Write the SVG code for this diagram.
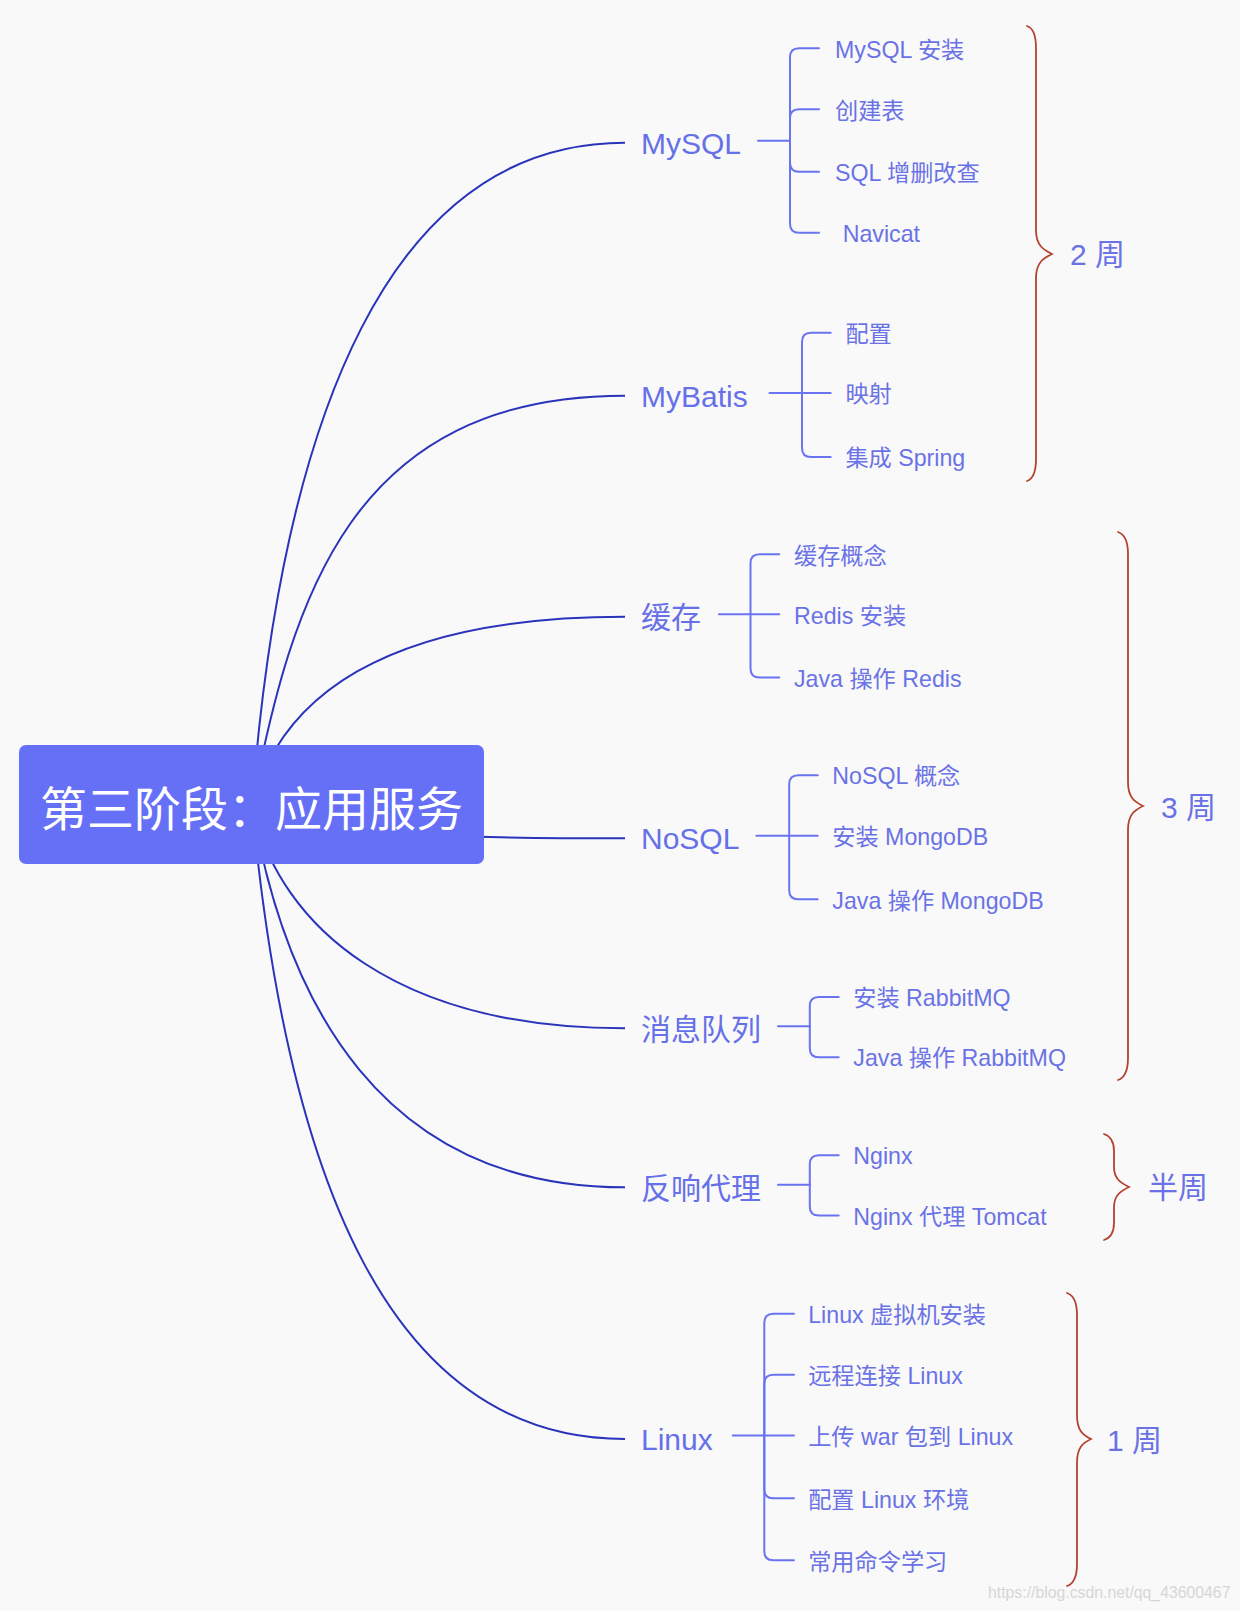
<svg xmlns="http://www.w3.org/2000/svg" width="1240" height="1611" viewBox="0 0 1240 1611">
<style>
.bg{fill:#f9f9f9}
.main{fill:none;stroke:#2a34ba;stroke-width:2}
.br{fill:none;stroke:#6a73f0;stroke-width:2;stroke-linecap:round}
.brace{fill:none;stroke:#b3432f;stroke-width:1.8;stroke-linecap:round}
text{font-family:"Liberation Sans","Noto Sans CJK SC",sans-serif}
.l1{font-size:30px;fill:#6670e8}
.l2{font-size:23.2px;fill:#6a72e6}
.wk{font-size:30px;fill:#6a72e6}
.root{font-size:47px;fill:#ffffff;font-family:"Noto Sans CJK SC",sans-serif}
.wm{font-size:15.8px;fill:#d6d6d6}
</style>
<rect class="bg" x="0" y="0" width="1240" height="1611"/>

<g id="connectors">
  <path class="main" d="M252,805 C282,415 390,142.7 625,142.7"/>
  <path class="main" d="M252,805 C292,600 350,395.7 625,395.7"/>
  <path class="main" d="M252,805 C280,700 380,616.7 625,616.7"/>
  <path class="main" d="M252,805 C300,834 420,838.3 625,838.3"/>
  <path class="main" d="M252,805 C280,930 400,1028.3 625,1028.3"/>
  <path class="main" d="M252,805 C285,1000 380,1187.3 625,1187.3"/>
  <path class="main" d="M252,805 C287,1180 390,1439 625,1439"/>

  <path class="br" d="M758,140.7 H790"/>
  <path class="br" d="M790,140.7 V57.3 Q790,48.3 799,48.3 H819"/>
  <path class="br" d="M790,140.7 V118.3 Q790,109.3 799,109.3 H819"/>
  <path class="br" d="M790,140.7 V162.7 Q790,171.7 799,171.7 H819"/>
  <path class="br" d="M790,140.7 V223.7 Q790,232.7 799,232.7 H819"/>

  <path class="br" d="M769.5,393 H830.7"/>
  <path class="br" d="M802,393 V341.7 Q802,332.7 811,332.7 H830.7"/>
  <path class="br" d="M802,393 V447.9 Q802,456.9 811,456.9 H830.7"/>

  <path class="br" d="M719,614.3 H779.3"/>
  <path class="br" d="M750.5,614.3 V563.3 Q750.5,554.3 759.5,554.3 H779.3"/>
  <path class="br" d="M750.5,614.3 V668.5 Q750.5,677.5 759.5,677.5 H779.3"/>

  <path class="br" d="M756.4,835.8 H817.7"/>
  <path class="br" d="M789.2,835.8 V784.2 Q789.2,775.2 798.2,775.2 H817.7"/>
  <path class="br" d="M789.2,835.8 V890.3 Q789.2,899.3 798.2,899.3 H817.7"/>

  <path class="br" d="M778,1026.2 H809.8"/>
  <path class="br" d="M809.8,1026.2 V1005.9 Q809.8,996.9 818.8,996.9 H838.7"/>
  <path class="br" d="M809.8,1026.2 V1048.2 Q809.8,1057.2 818.8,1057.2 H838.7"/>

  <path class="br" d="M778,1184.8 H809.8"/>
  <path class="br" d="M809.8,1184.8 V1164.2 Q809.8,1155.2 818.8,1155.2 H838.7"/>
  <path class="br" d="M809.8,1184.8 V1206.5 Q809.8,1215.5 818.8,1215.5 H838.7"/>

  <path class="br" d="M732.7,1435.6 H794"/>
  <path class="br" d="M764.3,1435.6 V1322.7 Q764.3,1313.7 773.3,1313.7 H794"/>
  <path class="br" d="M764.3,1435.6 V1383.7 Q764.3,1374.7 773.3,1374.7 H794"/>
  <path class="br" d="M764.3,1435.6 V1489.3 Q764.3,1498.3 773.3,1498.3 H794"/>
  <path class="br" d="M764.3,1435.6 V1551.3 Q764.3,1560.3 773.3,1560.3 H794"/>

  <path class="brace" d="M1027,26 C1033,28 1036,34 1036,48 L1036,230 C1036,246 1044,250 1052,254 C1044,258 1036,262 1036,278 L1036,459 C1036,473 1033,479 1027,481"/>
  <path class="brace" d="M1118,532 C1124,534 1128,540 1128,554 L1128,782 C1128,798 1135,802 1143,806 C1135,810 1128,814 1128,830 L1128,1058 C1128,1072 1124,1078 1118,1080"/>
  <path class="brace" d="M1104,1134 C1110,1136 1114,1141 1114,1151 L1114,1167 C1114,1179 1121,1183 1129,1187 C1121,1191 1114,1195 1114,1207 L1114,1223 C1114,1233 1110,1238 1104,1240"/>
  <path class="brace" d="M1067,1293 C1073,1295 1077,1301 1077,1315 L1077,1415 C1077,1431 1083,1435 1091,1439 C1083,1443 1077,1447 1077,1463 L1077,1564 C1077,1578 1073,1584 1067,1586"/>
</g>

<g id="root">
  <rect x="19" y="745" width="465" height="119" rx="7" ry="7" fill="#6670f6"/>
  <text class="root" x="251.5" y="825.5" text-anchor="middle">第三阶段：应用服务</text>
</g>

<g id="n-mysql"><text class="l1" x="641" y="153.7">MySQL</text></g>
<g id="n-mysql-1"><text class="l2" x="835" y="57.5">MySQL 安装</text></g>
<g id="n-mysql-2"><text class="l2" x="835" y="118.5">创建表</text></g>
<g id="n-mysql-3"><text class="l2" x="835" y="180.9">SQL 增删改查</text></g>
<g id="n-mysql-4"><text class="l2" x="842.7" y="242.2">Navicat</text></g>

<g id="n-mybatis"><text class="l1" x="641" y="406.7">MyBatis</text></g>
<g id="n-mybatis-1"><text class="l2" x="845.4" y="341.9">配置</text></g>
<g id="n-mybatis-2"><text class="l2" x="845.4" y="402.2">映射</text></g>
<g id="n-mybatis-3"><text class="l2" x="845.4" y="466.1">集成 Spring</text></g>

<g id="n-cache"><text class="l1" x="641" y="628">缓存</text></g>
<g id="n-cache-1"><text class="l2" x="794" y="563.5">缓存概念</text></g>
<g id="n-cache-2"><text class="l2" x="794" y="623.5">Redis 安装</text></g>
<g id="n-cache-3"><text class="l2" x="794" y="686.7">Java 操作 Redis</text></g>

<g id="n-nosql"><text class="l1" x="641" y="849">NoSQL</text></g>
<g id="n-nosql-1"><text class="l2" x="832.3" y="784.4">NoSQL 概念</text></g>
<g id="n-nosql-2"><text class="l2" x="832.3" y="845">安装 MongoDB</text></g>
<g id="n-nosql-3"><text class="l2" x="832.3" y="908.5">Java 操作 MongoDB</text></g>

<g id="n-mq"><text class="l1" x="641" y="1039.5">消息队列</text></g>
<g id="n-mq-1"><text class="l2" x="853.3" y="1006.1">安装 RabbitMQ</text></g>
<g id="n-mq-2"><text class="l2" x="853.3" y="1066.4">Java 操作 RabbitMQ</text></g>

<g id="n-proxy"><text class="l1" x="641" y="1198.5">反响代理</text></g>
<g id="n-proxy-1"><text class="l2" x="853.3" y="1164.4">Nginx</text></g>
<g id="n-proxy-2"><text class="l2" x="853.3" y="1224.7">Nginx 代理 Tomcat</text></g>

<g id="n-linux"><text class="l1" x="641" y="1450">Linux</text></g>
<g id="n-linux-1"><text class="l2" x="808.2" y="1322.9">Linux 虚拟机安装</text></g>
<g id="n-linux-2"><text class="l2" x="808.2" y="1383.9">远程连接 Linux</text></g>
<g id="n-linux-3"><text class="l2" x="808.2" y="1444.8">上传 war 包到 Linux</text></g>
<g id="n-linux-4"><text class="l2" x="808.2" y="1507.5">配置 Linux 环境</text></g>
<g id="n-linux-5"><text class="l2" x="808.2" y="1569.5">常用命令学习</text></g>

<g id="w-2"><text class="wk" x="1070" y="265">2 周</text></g>
<g id="w-3"><text class="wk" x="1161" y="818">3 周</text></g>
<g id="w-half"><text class="wk" x="1148" y="1198">半周</text></g>
<g id="w-1"><text class="wk" x="1107" y="1451">1 周</text></g>

<text class="wm" x="988" y="1598">https://blog.csdn.net/qq_43600467</text>
</svg>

--------------------------------------------------

### Exercise brief
Repeat the listing above up to and including the line with "V668.5 Q750.5,677.5 759.5,677.5", starting from its first line. Drop any pictures.

### Output for this task
Write the SVG code for this diagram.
<svg xmlns="http://www.w3.org/2000/svg" width="1240" height="1611" viewBox="0 0 1240 1611">
<style>
.bg{fill:#f9f9f9}
.main{fill:none;stroke:#2a34ba;stroke-width:2}
.br{fill:none;stroke:#6a73f0;stroke-width:2;stroke-linecap:round}
.brace{fill:none;stroke:#b3432f;stroke-width:1.8;stroke-linecap:round}
text{font-family:"Liberation Sans","Noto Sans CJK SC",sans-serif}
.l1{font-size:30px;fill:#6670e8}
.l2{font-size:23.2px;fill:#6a72e6}
.wk{font-size:30px;fill:#6a72e6}
.root{font-size:47px;fill:#ffffff;font-family:"Noto Sans CJK SC",sans-serif}
.wm{font-size:15.8px;fill:#d6d6d6}
</style>
<rect class="bg" x="0" y="0" width="1240" height="1611"/>

<g id="connectors">
  <path class="main" d="M252,805 C282,415 390,142.7 625,142.7"/>
  <path class="main" d="M252,805 C292,600 350,395.7 625,395.7"/>
  <path class="main" d="M252,805 C280,700 380,616.7 625,616.7"/>
  <path class="main" d="M252,805 C300,834 420,838.3 625,838.3"/>
  <path class="main" d="M252,805 C280,930 400,1028.3 625,1028.3"/>
  <path class="main" d="M252,805 C285,1000 380,1187.3 625,1187.3"/>
  <path class="main" d="M252,805 C287,1180 390,1439 625,1439"/>

  <path class="br" d="M758,140.7 H790"/>
  <path class="br" d="M790,140.7 V57.3 Q790,48.3 799,48.3 H819"/>
  <path class="br" d="M790,140.7 V118.3 Q790,109.3 799,109.3 H819"/>
  <path class="br" d="M790,140.7 V162.7 Q790,171.7 799,171.7 H819"/>
  <path class="br" d="M790,140.7 V223.7 Q790,232.7 799,232.7 H819"/>

  <path class="br" d="M769.5,393 H830.7"/>
  <path class="br" d="M802,393 V341.7 Q802,332.7 811,332.7 H830.7"/>
  <path class="br" d="M802,393 V447.9 Q802,456.9 811,456.9 H830.7"/>

  <path class="br" d="M719,614.3 H779.3"/>
  <path class="br" d="M750.5,614.3 V563.3 Q750.5,554.3 759.5,554.3 H779.3"/>
  <path class="br" d="M750.5,614.3 V668.5 Q750.5,677.5 759.5,677.5 H779.3"/>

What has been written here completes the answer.